3 - IO polling has been moved to separate threads vs. every engine doing disk/network polling. Depends on the amount of IO being done, how much difference this makes.
Earlier, you posed a question about threading vs. engines - it was a question that has been asked/answered a number of times. Unfortunately, the answer depends on which platform you are on and how much actual disk IO you are doing. I think you are on Linux (x86/64) in which case if you have HT enabled, we do not recommend exceeding number of cores + 50% (so 32 core/64 thread host would support a max of 48 engines). Disk & Network IO threads are not counted against that number nor are the blocking pool (as it is usually the IO that needs the blocking calls). However, any user created thread pools *do* count and are also counted against the 'maximum online engines' configuration.
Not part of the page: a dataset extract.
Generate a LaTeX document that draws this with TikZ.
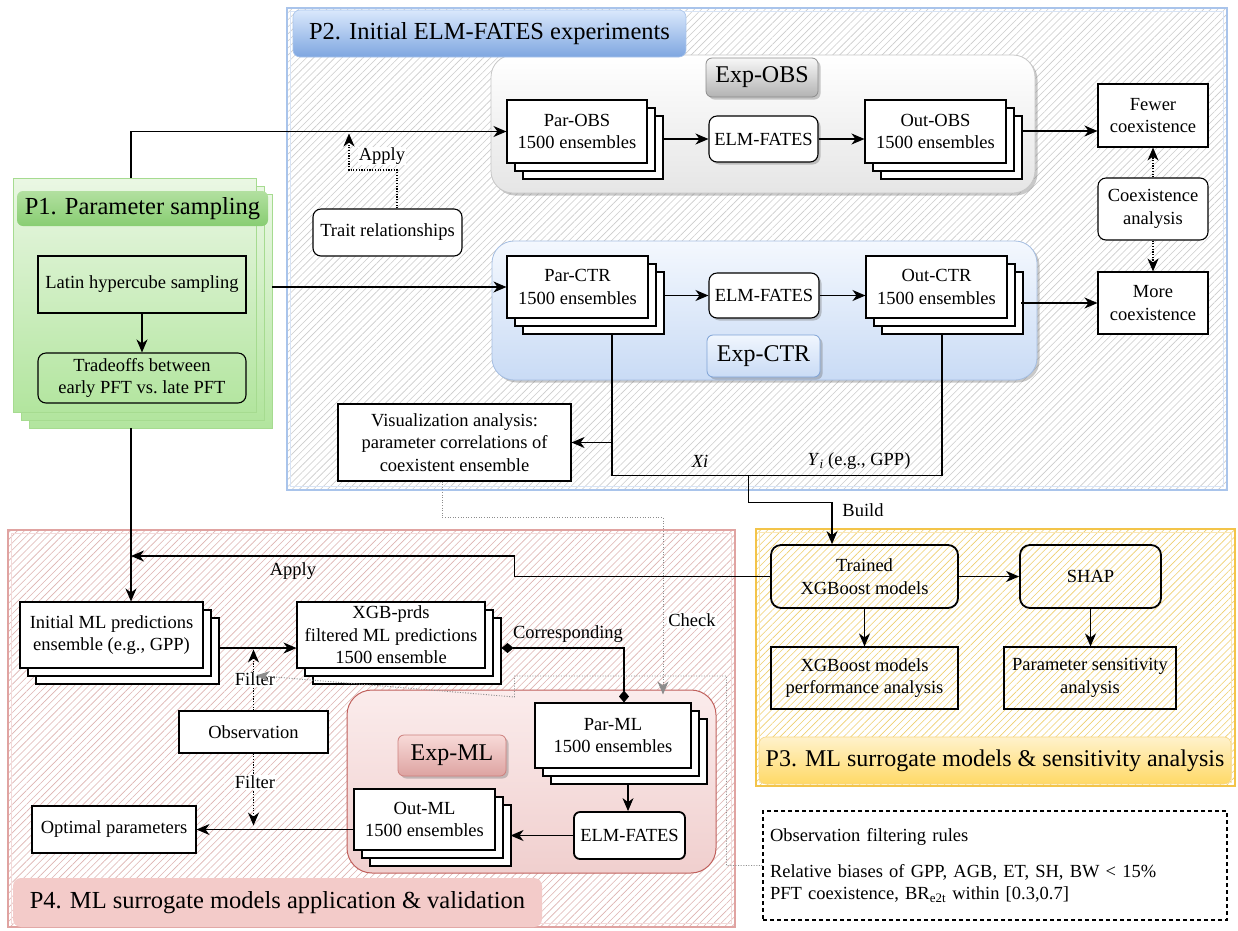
\documentclass[tikz,border=0pt]{standalone}
\usepackage{fontspec}
\setmainfont{Liberation Serif}
\usetikzlibrary{arrows.meta,shadows,patterns.meta,calc}
\definecolor{ptwoline}{HTML}{A9C4EB}
\definecolor{hatchgray}{HTML}{CCCCCC}
\definecolor{hatchyellow}{HTML}{EFCF6E}
\definecolor{hatchpink}{HTML}{DDB3B1}
\definecolor{pthreeline}{HTML}{F3C449}
\definecolor{pfourline}{HTML}{E0A3A1}
\definecolor{greenline}{HTML}{A6DB90}
\definecolor{greentop}{HTML}{EAF7E4}
\definecolor{greenbot}{HTML}{B2E59E}
\definecolor{ghdrtop}{HTML}{B2E0A0}
\definecolor{ghdrbot}{HTML}{88CD72}
\definecolor{bhdrtop}{HTML}{DAE8FC}
\definecolor{bhdrbot}{HTML}{7EA6E0}
\definecolor{bluebot}{HTML}{C9DBF5}
\definecolor{blueline}{HTML}{7FA3D6}
\definecolor{yhdrtop}{HTML}{FFF2CC}
\definecolor{yhdrbot}{HTML}{FFD966}
\definecolor{pinkhdr}{HTML}{F3CBC9}
\definecolor{mltop}{HTML}{FBECEC}
\definecolor{mlbot}{HTML}{F0CFCE}
\definecolor{mlline}{HTML}{C0605C}
\definecolor{mllbltop}{HTML}{F8DAD8}
\definecolor{mllblbot}{HTML}{DDA3A1}
\begin{document}
\begin{tikzpicture}[x=1pt,y=-1pt,
  txt/.style={font=\fontsize{18.5}{22.5}\selectfont},
  hdr/.style={font=\fontsize{24.5}{28}\selectfont, inner sep=0pt},
  box/.style={txt, draw=black, line width=1.1pt, fill=white, align=center, inner sep=1pt},
  tbox/.style={txt, draw=black, line width=1.1pt, align=center, inner sep=1pt},
  sketch/.style={txt, draw=black, line width=1.8pt, rounded corners=10pt, align=center, inner sep=1pt},
  stackbox/.style={box,
    general shadow={shadow xshift=16pt, shadow yshift=-16pt, draw=black, fill=white, line width=1.1pt},
    general shadow={shadow xshift=8pt, shadow yshift=-8pt, draw=black, fill=white, line width=1.1pt}},
  sh/.style={drop shadow={shadow xshift=2.5pt, shadow yshift=-2.5pt, opacity=0.35, fill=black!60}},
  arr/.style={line width=1.1pt, -{Stealth[length=13pt, width=11pt, inset=4pt]}},
  ln/.style={line width=1.1pt},
  dotarr/.style={line width=1.1pt, dash pattern=on 1.2pt off 1.5pt, -{Stealth[length=13pt, width=11pt, inset=4pt]}},
  grayarr/.style={line width=0.9pt, draw=black!45, dash pattern=on 1pt off 1.6pt, -{Stealth[length=13pt, width=11pt, inset=4pt, fill=black!45]}},
  lbl/.style={txt, fill=white, inner sep=1pt},
  nlbl/.style={txt, inner sep=1pt},
  hatch/.style={pattern={Lines[angle=45,distance=5pt,line width=0.6pt]}, pattern color=#1},
]
\useasboundingbox (0,0) rectangle (1238,930);
\fill[white] (0,0) rectangle (1238,930);

% ================= P2 frame
\fill[white] (287,8) rectangle (1227,490);
\fill[hatch=hatchgray] (287,8) rectangle (1227,490);
\draw[ptwoline, line width=1.2pt] (287,8) rectangle (1227,490);
\draw[ptwoline!45, line width=0.8pt] (290.5,11.5) rectangle (1223.5,486.5);

% Exp containers
\draw[black!22, line width=0.8pt, rounded corners=22pt, top color=white, bottom color=black!10, sh] (491,55) rectangle (1035,193);
\draw[blueline!70, line width=0.8pt, rounded corners=22pt, top color=bhdrtop!30, bottom color=bluebot, sh] (492,241) rectangle (1037,380);

\node[hdr, draw=ptwoline, line width=0.6pt, rounded corners=7pt, top color=bhdrtop, bottom color=bhdrbot, minimum width=393pt, minimum height=47pt] (p2h) at (489.5,33.5) {P2. Initial ELM-FATES experiments};

\node[hdr, font=\fontsize{24}{28}\selectfont, draw=black!45, line width=0.8pt, rounded corners=6pt, top color=black!3, bottom color=black!30, sh, minimum width=112pt, minimum height=39pt] (expobs) at (762,77.5) {Exp-OBS};
\node[hdr, font=\fontsize{24}{28}\selectfont, draw=blueline, line width=0.8pt, rounded corners=6pt, top color=bhdrtop!40, bottom color=bluebot, sh, minimum width=113pt, minimum height=42pt] (expctr) at (763.5,356) {Exp-CTR};

\node[stackbox, minimum width=140pt, minimum height=63pt] (parobs) at (577,131.5) {Par-OBS\\1500 ensembles};
\node[box, rounded corners=8pt, sh, minimum width=109pt, minimum height=46pt] (elmobs) at (763.5,139) {ELM-FATES};
\node[stackbox, minimum width=141pt, minimum height=63pt] (outobs) at (935.5,131.5) {Out-OBS\\1500 ensembles};
\node[box, minimum width=110pt, minimum height=63pt] (fewer) at (1153,115.5) {Fewer\\coexistence};
\node[box, rounded corners=8pt, minimum width=110pt, minimum height=62pt] (coex) at (1153,209) {Coexistence\\analysis};
\node[box, minimum width=110pt, minimum height=62pt] (more) at (1153,303) {More\\coexistence};
\node[stackbox, minimum width=141pt, minimum height=62pt] (parctr) at (577.5,287) {Par-CTR\\1500 ensembles};
\node[box, rounded corners=8pt, sh, minimum width=110pt, minimum height=45pt] (elmctr) at (764,295.5) {ELM-FATES};
\node[stackbox, minimum width=141pt, minimum height=62pt] (outctr) at (936.5,287) {Out-CTR\\1500 ensembles};
\node[box, rounded corners=8pt, minimum width=149pt, minimum height=47pt] (trait) at (387.5,232.5) {Trait relationships};
\node[box, minimum width=233pt, minimum height=77pt] (vis) at (454.5,442.5) {Visualization analysis:\\parameter correlations of\\coexistent ensemble};

% ================= P1
\foreach \d in {16,8,0} {
  \draw[greenline, line width=0.8pt, top color=greentop, bottom color=greenbot] (13+\d,178+\d) rectangle (256+\d,412+\d);
}
\node[hdr, rounded corners=6pt, top color=ghdrtop, bottom color=ghdrbot, minimum width=251pt, minimum height=35pt] (p1h) at (142.5,208.5) {P1. Parameter sampling};
\node[tbox, minimum width=208pt, minimum height=57pt] (lhs) at (142,284.5) {Latin hypercube sampling};
\node[tbox, rounded corners=8pt, minimum width=208pt, minimum height=50pt] (trade) at (142,378) {Tradeoffs between\\early PFT vs.\ late PFT};
\coordinate (p1top) at (131,178);
\coordinate (p1right) at (272,287);
\coordinate (p1bot) at (131,428);

% ================= P3
\fill[white] (756,529) rectangle (1235,786);
\fill[hatch=hatchyellow] (756,529) rectangle (1235,786);
\draw[pthreeline, line width=1.2pt] (756,529) rectangle (1235,786);
\draw[pthreeline!40, line width=0.8pt] (759.5,532.5) rectangle (1231.5,782.5);
\node[hdr, font=\fontsize{24}{28}\selectfont, draw=pthreeline!70, line width=0.6pt, rounded corners=7pt, top color=yhdrtop, bottom color=yhdrbot, minimum width=472pt, minimum height=47pt] (p3h) at (995,760.5) {P3. ML surrogate models \& sensitivity analysis};
\node[sketch, minimum width=187pt, minimum height=63pt] (trained) at (864.5,576.5) {Trained\\XGBoost models};
\node[sketch, minimum width=141pt, minimum height=63pt] (shap) at (1090.5,576.5) {SHAP};
\node[tbox, minimum width=187pt, minimum height=62pt] (perf) at (864.5,678) {XGBoost models\\performance analysis};
\node[tbox, minimum width=172pt, minimum height=62pt] (sens) at (1090,678) {Parameter sensitivity\\analysis};

% rules box
\node[txt, draw=black, line width=1.1pt, dash pattern=on 4pt off 3pt, minimum width=464pt, minimum height=109pt, text width=450pt, align=left] (rules) at (995,865.5) {Observation filtering rules\\[13pt]Relative biases of GPP, AGB, ET, SH, BW < 15\%\\PFT coexistence, BR\textsubscript{e2t} within [0.3,0.7]};

% ================= P4
\fill[white] (8,530) rectangle (735,927);
\fill[hatch=hatchpink] (8,530) rectangle (735,927);
\draw[pfourline, line width=1.2pt] (8,530) rectangle (735,927);
\draw[pfourline!40, line width=0.8pt] (11.5,533.5) rectangle (731.5,923.5);
\draw[mlline, line width=1pt, rounded corners=25pt, top color=mltop, bottom color=mlbot] (347,690) rectangle (716,873);
\node[hdr, rounded corners=8pt, fill=pinkhdr, minimum width=529pt, minimum height=49pt] (p4h) at (277.5,902.5) {P4. ML surrogate models application \& validation};
\node[hdr, font=\fontsize{24}{28}\selectfont, draw=mlline!80, line width=0.8pt, rounded corners=6pt, top color=mllbltop, bottom color=mllblbot, sh, minimum width=108pt, minimum height=41pt] (expml) at (452,755.5) {Exp-ML};

\node[stackbox, minimum width=183pt, minimum height=66pt] (initml) at (111.5,635) {Initial ML predictions\\ensemble (e.g., GPP)};
\node[stackbox, minimum width=188pt, minimum height=66pt] (xgb) at (391,635) {XGB-prds\\filtered ML predictions\\1500 ensemble};
\node[box, minimum width=149pt, minimum height=42pt] (obs) at (253.5,732) {Observation};
\node[box, minimum width=164pt, minimum height=47pt] (optimal) at (114,829.5) {Optimal parameters};
\node[stackbox, minimum width=156pt, minimum height=65pt] (parml) at (613,735.5) {Par-ML\\1500 ensembles};
\node[sketch, fill=white, rounded corners=6pt, minimum width=111pt, minimum height=47pt] (elmml) at (629.5,835.5) {ELM-FATES};
\node[stackbox, minimum width=141pt, minimum height=61pt] (outml) at (424.5,819.5) {Out-ML\\1500 ensembles};
\coordinate (applyend) at (131,556);

% ================= connectors
\draw[arr] (lhs) -- (trade);
\draw[arr] (p1top) |- (parobs.west);
\draw[arr] (p1right) -- (parctr.west);
\draw[dotarr] ($(trait.north)+(9.5,0)$) |- (349,170) -- (349,133.5);
\node[lbl] at (382,156) {Apply};

\draw[arr] ($(parobs.east |- elmobs.west)+(16,0)$) -- (elmobs.west);
\draw[arr] (elmobs.east) -- (elmobs.east -| outobs.west);
\draw[arr] ($(fewer.west)+(-76,15.5)$) -- ($(fewer.west)+(0,15.5)$);
\draw[arr] ($(parctr.east |- elmctr.west)+(16,0)$) -- (elmctr.west);
\draw[arr] (elmctr.east) -- (elmctr.east -| outctr.west);
\draw[arr] ($(more.west)+(-76,0)$) -- (more.west);
\draw[dotarr] (coex.north) -- (fewer.south);
\draw[dotarr] (coex.south) -- (more.north);

\draw[ln] ($(parctr.south)+(34.5,16)$) |- ($(outctr.south)+(5.5,157)$) -- ($(outctr.south)+(5.5,16)$);
\draw[arr] ($(vis.east)+(41,0)$) -- (vis.east);
\draw[arr] ($(vis.east)+(177,32.5)$) |- ($(trained.north)+(-32.5,-42)$) -- ($(trained.north)+(-32.5,0)$);
\node[nlbl] at (700,461) {\textit{Xi}};
\node[nlbl] at (859,461) {\textit{Y}\textsubscript{\textit{i}} (e.g., GPP)};
\node[nlbl] at (863,510) {Build};

\draw[arr] (trained.east) -- (shap.west);
\draw[arr] (trained.south) -- (perf.north);
\draw[arr] (shap.south) -- (shap.south |- sens.north);

\draw[arr] (trained.west) -- ++(-256,0) -- ++(0,-20.5) -- (applyend);
\node[nlbl] at (293,571) {Apply};
\draw[arr] (p1bot) -- (p1bot |- initml.north);
\draw[arr] ($(initml.east)+(16,13)$) -- ($(xgb.west)+(0,13)$);
\draw[dotarr] (obs.north) -- ++(0,-61);
\draw[dotarr] (obs.south) -- ++(0,72);
\node[lbl] at (255,679) {Filter};
\node[lbl] at (255,782) {Filter};
\draw[arr] (optimal.east -| outml.west) -- (optimal.east);

\draw[line width=1.1pt, {Diamond[length=12pt,width=10pt]}-{Diamond[length=12pt,width=10pt]}] ($(xgb.east)+(16,13)$) -| ($(parml.north)+(11,0)$);
\node[nlbl] at (568,634) {Corresponding};
\draw[arr] ($(parml.south)+(15,16)$) -- ($(elmml.north)+(-1.5,0)$);
\draw[arr] (elmml.west) -- ($(outml.east |- elmml.west)+(15,0)$);

\draw[grayarr] ($(vis.south)+(-12.5,0)$) -- ++(0,36) -| ($(parml.north)+(50,-8)$);
\node[lbl] at (692,620) {Check};
\draw[grayarr] (rules.west) -- ++(-36,0) -- ++(0,-189.5) -- ++(-212,0) -- ++(0,21) -- ($(obs.north)+(3,-35)$);
\end{tikzpicture}
\end{document}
A second major difference between threaded and process mode is how they use CPU resources. Under process mode, the scheduler used the runnable process search count (rpsc - default was 2000) and if we looped through that search rpsc times and didn't have any outstanding disk IOs, we would yield the cpu. CPU utilization times were somewhat approximated, loosely based on cpu clock times in milliseconds. However, if you remember, we had no real insight into the actual OS cpu utilization and could really only report how much of the cpu that ASE got was spent on IO, idle or user tasks. Soooo.....100% in ASE could be 50% in OS.
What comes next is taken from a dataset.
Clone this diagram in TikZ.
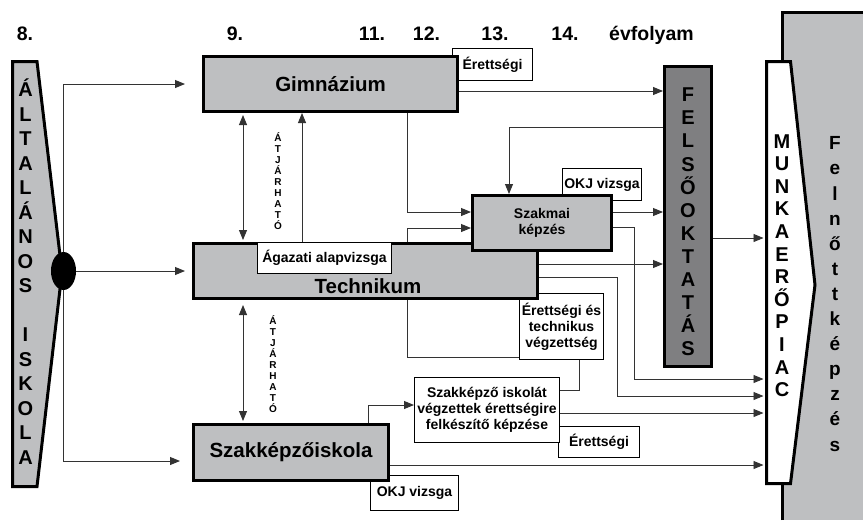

In threaded mode, we actually started counting the number of clock ticks the threads were active and switch to microseconds to estimate the clock time for the ticks. The most accurate measurement of ASE cpu utilization comes from monThread with the various *Ticks columns. We internally then estimate the actual times and report in percentages as before - net effect is that monEngine (and sp_sysmon) can report different CPU utilization for exact same workload when run under two different kernel modes. As for me, in threaded kernel, I tend to use the *Ticks columns for reporting CPU usage.
For example, it the above sp_sysmon - your engine utilization is showing ~70% average for User, ~14% IO and ~15% Idle.... but that is 70% of the ~37% thread utilization. Think of it this way....you have an idle timeout of 100 (100 microseconds)...so the thread is going to run for 100 microseconds. Of that time, it really is only active 37 microseconds and the other 63 microseconds it is idle. Of the 37 microseconds active, 70% (26us) is spent on user tasks, 14% (5us) is spent on IO and 15% (6us) is idle time within the spids. Does that make sense???
Then we get to the interrupted sleeps....after the 100 microseconds, the thread is put to sleep. When an IO completes (e.g. disk IO), the OS is forced to wake up the thread - which is an interrupted sleep. Generally, we don't like to see a lot of interrupted sleeps and consistent quantities of them indicates that likely you need to increase the idle timeout.....A better starting number for OLTP might be 250 instead of 100....but only if you can keep the engines busy....in your case, your engines/threads aren't very busy.....and scaling them back a tad might be more useful (e.g. drop to 60 engines vs. 70+).
A big question that comes up is how many disk/network controllers are needed (syb_system_pool). A rule of thumb I often use as a starting point is that you need 1 network controller per every 4 engines on x86/64 - but this is a bit of a fuzzy number. In reality, what you want to watch is the idleTicks in monThread for the threads in monIOController. If you see the network or disk tasks starting to get much above 70% utilization (e.g. ~30% idle ticks) then you might want to consider adding one. I would be a little more careful adding disk controllers - a lot of the issue there is OS dependent/other limitations that adding disk controllers are likely not going to overcome. For example, in a recent discussion vis-à-vis Solaris ZFS volume manager (zvol) it was noted that the default number of concurrent (outstanding) IOs per zvol was 10. The more devices in the volume, however, the quicker the zvol manager could pass off the IO - so while the setting was tunable, the first thing to do was to increase the number of devices and also increase the limit. This is also true of Linux, where the limit to the number of IOs per device is defaulted to 128 (and we often suggest increasing this to 1024). IOs greater than these limits are held in OS queue (e.g. the max AIO OS kernel settings sets the size of the AIO queue) until it fills at which point it backspills to ASE. The point being that it is extremely easy for even the single disk task to saturate the IO subsystem - adding a second is not likely going to help. It should also be helpful to understand that the engines still submit the disk IO's - the disk task simply does the IO poll and alerts spids that IO has completed. On the otherhand, network tasks seem to do a better job of offloading work from each other (you can measure ms/wait on waitevent 251 as a key consideration) - especially if the OS kernel has been tuned appropriately. However, even in network controller threads you have to tune the OS and understand the OS....for example, Solaris 10 doesn't support Receive Side Scaling (RSS) while Solaris 11 does....what does this mean - it means under Solaris 10, all network (and disk IO) interrupts are handled by Socket 0 - which translates to the fact that while multiple network tasks likely are necessary, there will be significant limits under Solaris 10 as to how well they scale vs. Solaris 11. BTW - most later (e.g. RHEL 6.2+) Linux kernels support RSS.
BTW - a key consideration is that while we still do essential QA under process kernel, many of the new features/aspects are really stress tested/heavily QA's under threaded kernel. For example, there is some consideration whether the new CI interface for RepAgent with synchronous rep will even be supported under process kernel - certainly for the beta we do not and only support it under threaded kernel. In addition, we only support threaded kernel for SAP apps - so it gets a lot more attention (and additional testing in that regard).....sooooo.....even if you don't see any difference in production, sticking with process kernel may cause significant issues/limitations in the future.
As with MDA, if you want a nice pretty book answer - read the books. If you want (instead) my recommendations on what to do and what really works.....I will tell you. If you don't like the answer - sorry - but it is what works based on customers I interact with. YMMV.